A total of 142 backpacks, two boxes of clothing and one box of personal care products were collected during a drive coordinated by a then Howard University senior to help needy students in three countries.
LiLi Stephens-Henry, an acting major, used her final semester to launch the project in April on the Howard University campus in Washington, D.C., to collect backpacks and donate them to students in the inner-cities of Washington, D.C., Kingston, Jamaica, and Haiti.
She persuaded Broward College and Florida International University to promote the project through kiosks, posters and e-mail inviting students and staff to donate used and new backpacks.
She also got a corporate partner in FedEx which agreed to ship the backpacks nationally. Home Depot donated boxes to use for the backpacks. Grace Foods International Ltd. underwrote the cost of T-shirts and posters and Dennis Shipping Company in New York shipped the backpacks to Jamaica.
From Jamaica, the boxes designated for Haiti will be shipped to the Ecole Bon Samaritan orphanage.
Stephens-Henry, a New York native of Jamaican and British parents, created LiLi’s Backpack Project after noticing that at the end of each college academic year, students who live on-campus throw out used clothing, footwear and other items because they do not want the hassle or the costs of shipping them home.
“While on an internship in Jamaica two years ago, I noticed that the price of backpacks was very expensive. At the end of each academic year, students at Howard University throw out so many items that I thought it would be a good idea to launch a project that would allow students and staff to donate their used backpacks to other students who couldn’t afford one,” Stephens-Henry said.
Her acting classes at Howard were hectic and the best time she could commit to the project was during her last semester at college. She graduated in May with a Bachelor of Fine Arts degree in Acting.
The project began with a goal of collecting 500 backpacks between April 1 and May 15, with the slogan, “Give Back. Donate a Backpack!”
The Howard University Caribbean Students Association has adopted the project. HUCSA, most known as CSA, is one of the largest and most diverse student social organizations on the Howard University campus. CSA is actively involved in student activities promoting cultural awareness and supporting its local community through specially planned events. Members are Caribbean students or students of Caribbean descent.
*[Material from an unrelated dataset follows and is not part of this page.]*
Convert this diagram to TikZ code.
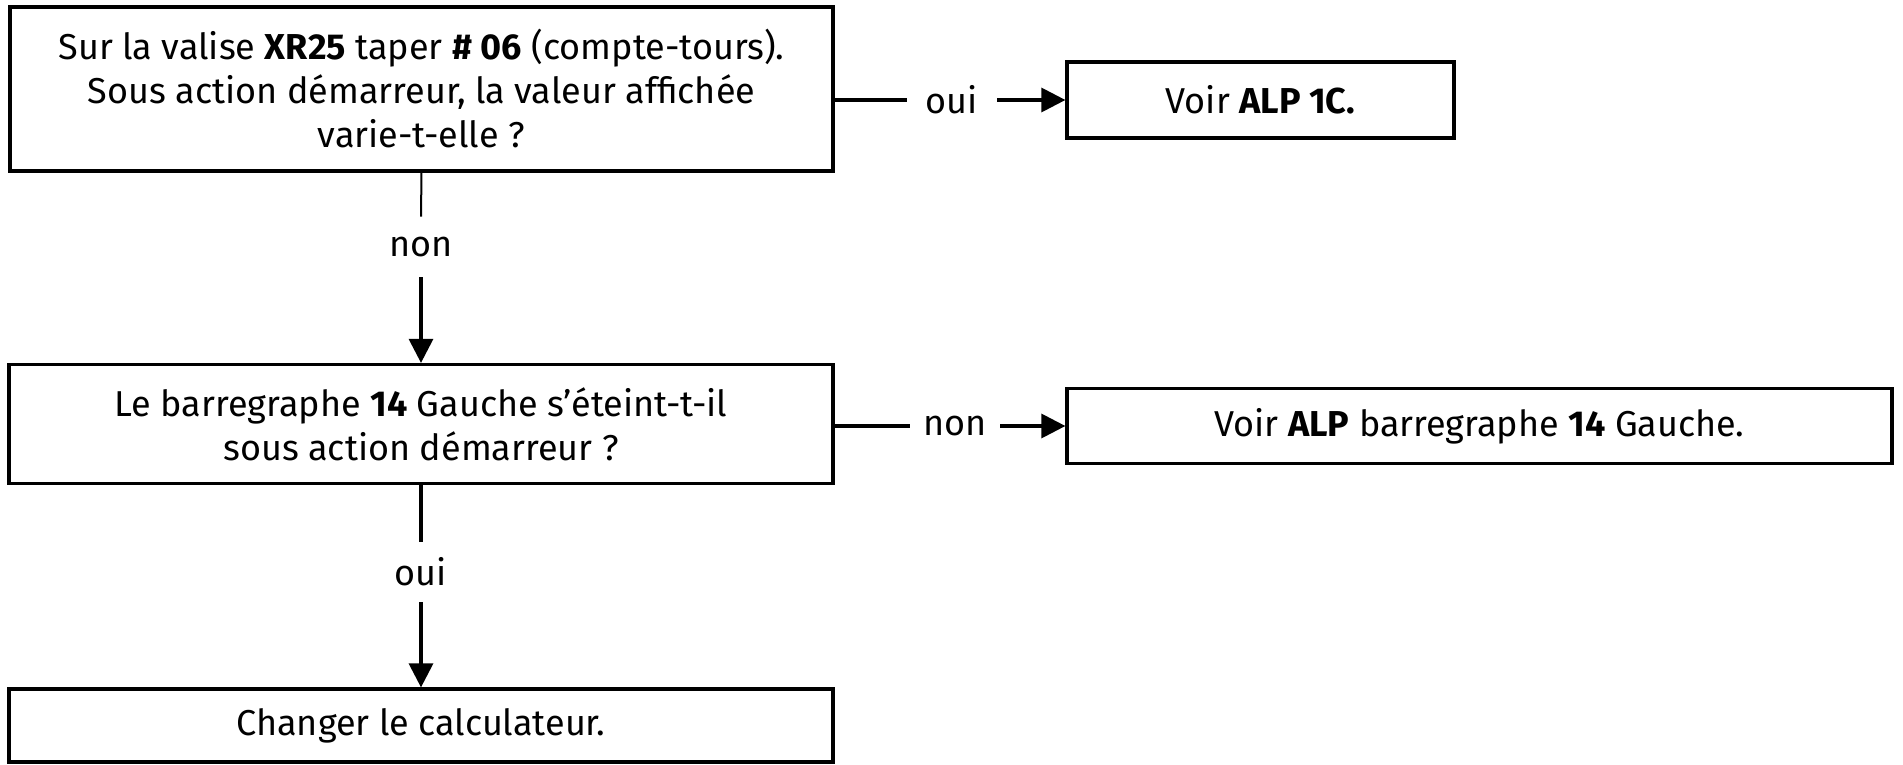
\documentclass[tikz,border=0pt]{standalone}
\usepackage{fontspec}
\setmainfont{Fira Sans}
\usetikzlibrary{arrows.meta}
\begin{document}
\begin{tikzpicture}[x=0.5pt,y=-0.5pt,
  font=\fontsize{18}{22}\selectfont,
  stepbox/.style={draw, line width=1.6pt, align=center, inner sep=0pt},
  lbl/.style={inner sep=0pt, minimum width=45pt, minimum height=30pt},
  link/.style={line width=1.6pt},
  arr/.style={line width=1.6pt, -{Triangle[length=12pt,width=12pt]}}]
  \useasboundingbox (0,0) rectangle (1903,765);

  % decision and action boxes
  \node[stepbox, minimum width=411.5pt, minimum height=82pt] (q1) at (421.5,89)
    {Sur la valise \textbf{XR25} taper \textbf{\# 06} (compte-tours).\\
     Sous action démarreur, la valeur affichée\\ varie-t-elle ?};
  \node[stepbox, minimum width=193.5pt, minimum height=38pt] (a1) at (1260.5,100)
    {Voir \textbf{ALP 1C.}};
  \node[stepbox, minimum width=412pt, minimum height=59.5pt] (q2) at (421,424)
    {Le barregraphe \textbf{14} Gauche s’éteint-t-il\\ sous action démarreur ?};
  \node[stepbox, minimum width=412.5pt, minimum height=37.5pt] (a2) at (1479.5,426)
    {Voir \textbf{ALP} barregraphe \textbf{14} Gauche.};
  \node[stepbox, minimum width=412pt, minimum height=36.5pt] (a3) at (421,725.5)
    {Changer le calculateur.};

  % branch labels
  \node[lbl] (l1) at (421,247) {non};
  \node[lbl] (l2) at (952,100) {oui};
  \node[lbl] (l3) at (421,572) {oui};
  \node[lbl] (l4) at (955,426) {non};

  % connectors
  \draw[line width=1pt] (q1.south) -- (l1.north);
  \draw[arr] (l1.south) -- (q2.north);
  \draw[link] (l2.west -| q1.east) -- (l2.west);
  \draw[arr] (l2.east) -- (a1.west);
  \draw[link] (q2.south) -- (l3.north);
  \draw[arr] (l3.south) -- (a3.north);
  \draw[link] (l4.west -| q2.east) -- (l4.west);
  \draw[arr] (l4.east) -- (a2.west);
\end{tikzpicture}
\end{document}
CSA organizations can be found on many other college campuses throughout the United States.
Of the backpacks collected, 24 came from Broward College North and Central campuses, while nine came from the FIU Broward Pines campus. Stephens-Henry is planning to deliver those backpacks herself to Denbigh High School in Jamaica on Friday, July 1.
“That’s awesome,” said Paul Felarca, volunteer services coordinator at Broward College North Campus. “I’m very proud of LiLi and her team’s efforts. The leadership she has shown and the initiative it took will definitely be rewarded.”
Heather Andrews, deaf services specialist and interpreter at Broward College Central Campus, added, “I am so proud of our students for their support of this worthwhile project.”
FIU Broward Pines held its backpacks drive during “Stress Free Week” that offered sampling of products, giveaways and massages and allowed for students to drop off any backpacks.
“This is such a wonderful project. Everyone we worked with from LiLi’s Backpack Project and Grace Foods were so courteous and professional,” said Diana Arcentales, student life coordinator at FIU Broward Pines.
Some students found it hard to part with their backpacks and, instead, wanted to donate $5 to the project.
“One of our MBA students suggested that LiLi should also allow students to make monetary donations towards her charity. Then she can research a company that makes backpacks to see if they will sell them to the project at the manufacturer’s sale retail price,” Arcentales said.
Stephens-Henry said she is planning to expand the project to include collection of cash donations, books and school supplies.
The Ecole Bon Samaritan orphanage, one of the beneficiaries of the project, is located in Archaie, Haiti. It houses 19 residents aged 3 to 21 and, during the day, it is a school for 100 students. Several Howard University students visited the orphanage during this year’s alternative Spring Break.
“The principal at the orphanage says that the students are in need of personal care products, so we made some purchases of sanitary napkins, toothbrushes, toothpaste, deodorant, soap and underwear and included them in the shipment,” said Nykeeba Brown, a member of the Haitian Students Association who was among the backpacks project participants.
Stephens-Henry said while in Jamaica, she will meet with potential donors of personal care products, such as T. Geddes Grant and Kirk Distributors to add to the shipment that will go to Haiti.